VÊ-LO caminhar para o sacrifício retalha-me de piedade, por não tê-lo feito acreditar nas mensagens enviadas-me pelos espíritos de Alfredo Nasser, Pedro Ludovico e Fábio Nasser para que reconduzisse o amigo dos desvios humanos à trilha da alma. Tentar, tentei, e como tentei!, mas sentia o amigo equidistante de mim à minha frente. O distanciamento começou nos primeiros meses do seu terceiro mandato e reduziu o nosso convívio à intermediação de um reduto de jornalistas que beijam no peito e mordem às costas. Não estou aqui para condená-los. Vim para perdoá-los. Não sabem o que os espera. Um dia a vida vai contar para o amigo. Saberá que nos últimos dois governos o blindei no Diário da Manhã da antecipação dos seus escombros de agora, e comigo exposto à censura silenciosa no público, verbosa nos esquinados da oposição e afiada no corte de publicidade ao jornal nas verbas de propaganda oficial esbanjada para os demais órgãos de imprensa, sites e blogs editados e controlados por escribas encobertos no anonimato visível nos vazamentos. Conheço o desterro da tranquilidade nas emoções. O fardo mais pesado e difícil de carregar é a liberdade de opinião. Na inteireza da minha vida no jornalismo, desci e subi a escada dos cadafalsos da forca e da guilhotina, ora a corda rebenta, ora o nó desata, e a liberdade me escapa do silêncio eterno.
QUANDO o Diário da Manhã estampar nas próximas semanas o artigo LUZ QUEBRADA, que está na diagramação e terá mais de 80 páginas, os leitores entenderão a razão de haver desligado a turbina que tenho no cérebro, carregada de nitroglicerina panfletária. E, só então, o amigo entenderá o motivo superior de eu ter sofrido tão calado durante tanto tempo. A causa foi esse alerta enviado-me pelo espírito do Fábio Nasser em uma longa mensagem, publicada na íntegra à época: “Por ironia e seu senso de justiça irá defender um ex-governador”. As tentativas de preveni-lo calejaram-me nos alertas em vão. Se o amigo houvesse escutado os conselhos que lhe transmiti dos espíritos (um deles foi seu amigo, o Fábio), não estaria agora na situação daquele tucano. Ou se o seu conhecimento não fosse de meias leituras (ele só, não; outro amigo também, e que está à beira do vácuo na ventania das mudanças), não teria bebido a amargura na taça da derrota. O forte é aquele que assume e vence as suas próprias fraquezas nos embates com o perigo, assim como nada é maior na honestidade do que assumir o que se fez. Saia, amigo, do fechado no mutismo para o aberto da coragem.
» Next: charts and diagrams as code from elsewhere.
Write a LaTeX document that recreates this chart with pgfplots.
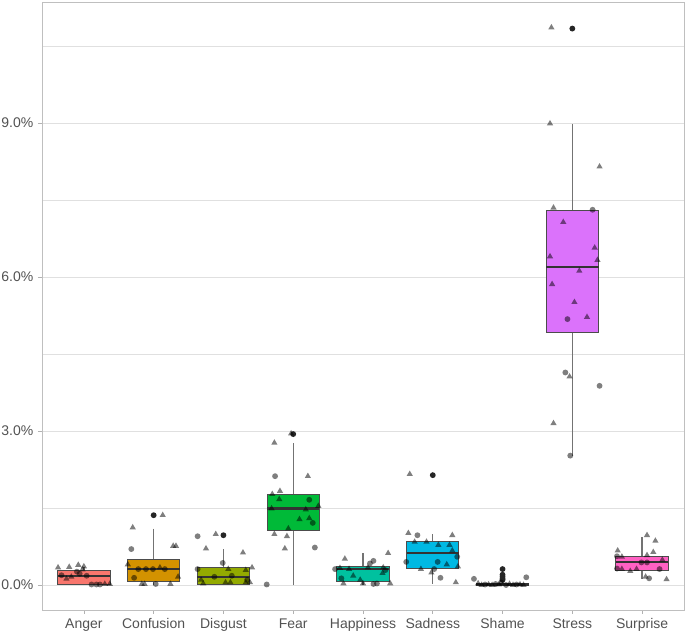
\documentclass[border=0pt]{standalone}
\usepackage{fontspec}
\setmainfont{Liberation Sans}
\usepackage{pgfplots}
\pgfplotsset{compat=1.18}
\usepgfplotslibrary{statistics}
\definecolor{cAnger}{HTML}{F8766D}
\definecolor{cConf}{HTML}{D39200}
\definecolor{cDisg}{HTML}{93AA00}
\definecolor{cFear}{HTML}{00BA38}
\definecolor{cHapp}{HTML}{00C19F}
\definecolor{cSad}{HTML}{00B9E3}
\definecolor{cShame}{HTML}{619CFF}
\definecolor{cStress}{HTML}{DB72FB}
\definecolor{cSurp}{HTML}{FF61C3}
\begin{document}
\begin{tikzpicture}
\path[use as bounding box] (-31.5pt,-18.75pt) rectangle (482.25pt,457.5pt);
\begin{axis}[
  scale only axis, width=481.5pt, height=456pt,
  xmin=0.4, xmax=9.6, ymin=-0.487, ymax=11.358,
  xtick={1,2,3,4,5,6,7,8,9},
  xticklabels={Anger,Confusion,Disgust,Fear,Happiness,Sadness,Shame,Stress,Surprise},
  ytick={0,3,6,9}, yticklabels={0.0\%,3.0\%,6.0\%,9.0\%},
  minor ytick={1.5,4.5,7.5,10.5},
  ymajorgrids, yminorgrids,
  major grid style={black!12, line width=0.5pt},
  minor grid style={black!12, line width=0.4pt},
  axis line style={black!25, line width=0.6pt},
  tick align=outside, major tick length=3pt, minor tick length=0pt,
  tick style={black!30, line width=0.5pt},
  tick pos=left,
  tick label style={font=\fontsize{10.5}{12}\selectfont, text=black!68},
  boxplot/draw direction=y,
  boxplot/every median/.style={line width=1.6pt, draw=black!80},
  boxplot/every whisker/.style={draw=black!55, line width=1pt},
  boxplot/every box/.style={draw=black!70, line width=0.7pt},
]
% boxes
\addplot[fill=cAnger, boxplot prepared={draw position=1, lower whisker=0, lower quartile=0.01, median=0.18, upper quartile=0.29, upper whisker=0.36, box extend=0.75, whisker extend=0}] coordinates {};
\addplot[fill=cConf, boxplot prepared={draw position=2, lower whisker=0, lower quartile=0.07, median=0.32, upper quartile=0.49, upper whisker=1.10, box extend=0.75, whisker extend=0}] coordinates {};
\addplot[fill=cDisg, boxplot prepared={draw position=3, lower whisker=0, lower quartile=0.01, median=0.16, upper quartile=0.34, upper whisker=0.70, box extend=0.75, whisker extend=0}] coordinates {};
\addplot[fill=cFear, boxplot prepared={draw position=4, lower whisker=0, lower quartile=1.06, median=1.49, upper quartile=1.77, upper whisker=2.76, box extend=0.75, whisker extend=0}] coordinates {};
\addplot[fill=cHapp, boxplot prepared={draw position=5, lower whisker=0, lower quartile=0.07, median=0.31, upper quartile=0.37, upper whisker=0.62, box extend=0.75, whisker extend=0}] coordinates {};
\addplot[fill=cSad, boxplot prepared={draw position=6, lower whisker=0.02, lower quartile=0.32, median=0.63, upper quartile=0.84, upper whisker=0.99, box extend=0.75, whisker extend=0}] coordinates {};
\addplot[fill=cShame, boxplot prepared={draw position=7, lower whisker=0, lower quartile=0.0, median=0.01, upper quartile=0.03, upper whisker=0.07, box extend=0.75, whisker extend=0}] coordinates {};
\addplot[fill=cStress, boxplot prepared={draw position=8, lower whisker=2.52, lower quartile=4.92, median=6.20, upper quartile=7.29, upper whisker=8.98, box extend=0.75, whisker extend=0}] coordinates {};
\addplot[fill=cSurp, boxplot prepared={draw position=9, lower whisker=0.12, lower quartile=0.29, median=0.45, upper quartile=0.55, upper whisker=0.94, box extend=0.75, whisker extend=0}] coordinates {};
% outliers
\addplot[only marks, mark=*, mark size=2.2pt, draw opacity=0, mark options={draw opacity=0, fill=black!85}] coordinates {
(2,1.36) (3,0.97) (4,2.94) (6,2.14) (7,0.31) (7,0.20) (7,0.16) (7,0.12) (7,0.10) (8,10.84)};
% jittered circles
\addplot[only marks, mark=*, mark size=2.2pt, draw opacity=0, mark options={draw opacity=0, fill=black, fill opacity=0.5}] coordinates {
(0.90,0.26) (0.94,0.22) (1.04,0.18) (1.11,0.01) (1.18,0.01) (1.23,0.01) (0.68,0.19)
(1.68,0.70) (1.78,0.31) (1.89,0.31) (1.99,0.31) (2.16,0.31) (1.72,0.14) (2.03,0.02)
(2.63,0.95) (2.99,0.43) (2.63,0.31) (2.87,0.16) (3.12,0.18) (3.34,0.10)
(3.62,0.01) (3.74,2.12) (4.23,1.66) (4.28,1.21) (4.31,0.73)
(5.15,0.47) (5.10,0.42) (4.60,0.31) (5.32,0.29) (4.69,0.13) (5.15,0.02) (5.20,0.03)
(5.78,0.97) (6.35,0.55) (5.62,0.45) (6.07,0.45) (6.02,0.31) (6.11,0.14)
(6.59,0.12) (7.34,0.15) (6.75,0.01) (6.90,0.02) (7.05,0.00) (7.20,0.01) (6.98,0.05)
(8.29,7.31) (7.93,5.18) (7.90,4.14) (8.39,3.88) (7.97,2.52)
(8.64,0.56) (8.99,0.44) (9.07,0.44) (8.64,0.32) (9.25,0.31) (9.10,0.13)
};
% jittered triangles
\addplot[only marks, mark=triangle*, mark size=2.7pt, draw opacity=0, mark options={draw opacity=0, fill=black, fill opacity=0.5}] coordinates {
(0.63,0.34) (0.79,0.35) (0.92,0.39) (1.00,0.36) (0.98,0.30) (0.82,0.16) (0.75,0.12) (1.30,0.02) (1.37,0.02)
(2.13,1.36) (1.70,1.12) (2.28,0.76) (2.32,0.76) (1.63,0.40) (2.09,0.34) (1.83,0.02) (1.87,0.02) (2.24,0.02) (2.35,0.16)
(2.89,0.99) (2.75,0.71) (3.28,0.63) (3.07,0.31) (3.32,0.29) (3.41,0.34) (2.68,0.10) (2.71,0.03) (3.03,0.05) (3.10,0.05) (3.32,0.05) (3.38,0.05)
(3.97,2.95) (3.73,2.77) (4.21,2.12) (3.70,1.77) (3.81,1.83) (3.80,1.67) (3.69,1.49) (4.18,1.47) (4.36,1.54) (4.09,1.28) (4.23,1.30) (3.93,1.10) (3.73,0.99) (3.91,0.95) (3.88,0.71)
(4.74,0.51) (5.36,0.62) (4.67,0.33) (4.80,0.31) (5.07,0.34) (5.29,0.34) (5.28,0.23) (4.86,0.18) (4.72,0.03) (4.96,0.10) (5.00,0.03) (5.39,0.03)
(5.67,2.16) (5.65,1.01) (6.28,0.97) (5.74,0.84) (5.91,0.84) (6.08,0.78) (6.24,0.78) (6.28,0.67) (6.20,0.40) (6.36,0.36) (5.83,0.31) (5.98,0.24) (6.33,0.05)
(6.65,0.03) (6.80,0.01) (6.85,0.00) (6.95,0.01) (7.10,0.02) (7.15,0.00) (7.25,0.01) (7.30,0.00) (6.70,0.00)
(7.70,10.86) (7.68,8.99) (8.39,8.15) (7.73,7.35) (7.87,7.07) (8.32,6.57) (7.68,6.40) (8.36,6.33) (8.10,6.12) (7.71,5.86) (8.03,5.51) (8.21,5.22) (7.96,4.06) (7.73,3.15)
(9.07,0.97) (9.19,0.86) (8.65,0.67) (9.16,0.64) (9.07,0.58) (8.71,0.55) (9.29,0.49) (8.71,0.31) (8.83,0.27) (8.92,0.31) (9.05,0.16) (9.35,0.11)
};
\end{axis}
\end{tikzpicture}
\end{document}
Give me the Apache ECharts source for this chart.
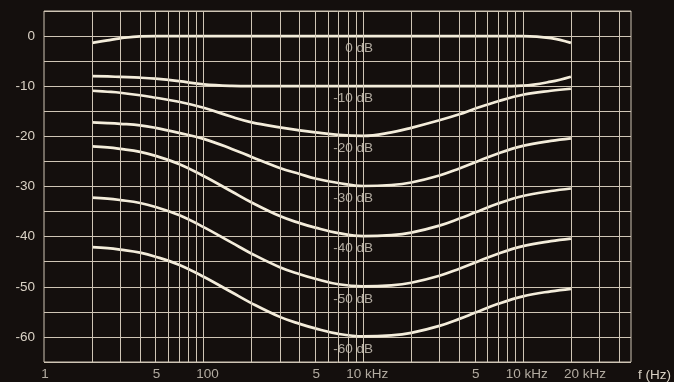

A honra o chama. Não espere a poeira passar, que está no meio dela a oportunidade do alvo se desviar dos ataques certeiros. Se tiver que cair, caia de pé. Mas enfrente de frente o que vier. A morte não existe. Do que a pessoa fugir na Terra, o espírito não terá como se esconder no Céu. As mudanças que sacodem o Planeta não são daquelas que mudam só de pessoas nos poderes terrenos. Abriu-se o tempo do Apocalipse. As 7,7 bilhões de pessoas do mundo, estimadas pela ONU (2018), e as que nascerão depois, todas estão na Tábua do Armagedom. Não seja, amigo, desses líderes que ficam com a alma mendiga pedindo piedade na pessoa.
A CORRUPÇÃO tem sido uma herança de governo para governo em Goiás. Todos os governadores passaram no meio dela, uns mais à vontade, outros menos satisfeitos, poucos saíram limpos no dinheiro. Até em volta desses íntegros, houve assessores de mãos mais rápidas. Todavia, em círculo de várias Suas Excelências, existiram ligeirinhos demais nas verbas. O comum, porém, é a rotatividade desses astutos se entremearem em todos os governos. Muitos deles já se cotam nos noticiários ou nas sondagens dos boatos como titulares de cargos nos escalões do futuro governo de Goiás. Se isto se confirmar na solenidade de transmissão no Palácio das Esmeraldas, só restará uma alternativa honrosa para o futuro governador de Goiás. Ronaldo Caiado renunciar na posse.
A VIDA é feita de amanhãs. Existem muitas formas de boemia que embriagam de poder. Convido o Ronaldo Caiado para a minha boemia. Beber sonhos.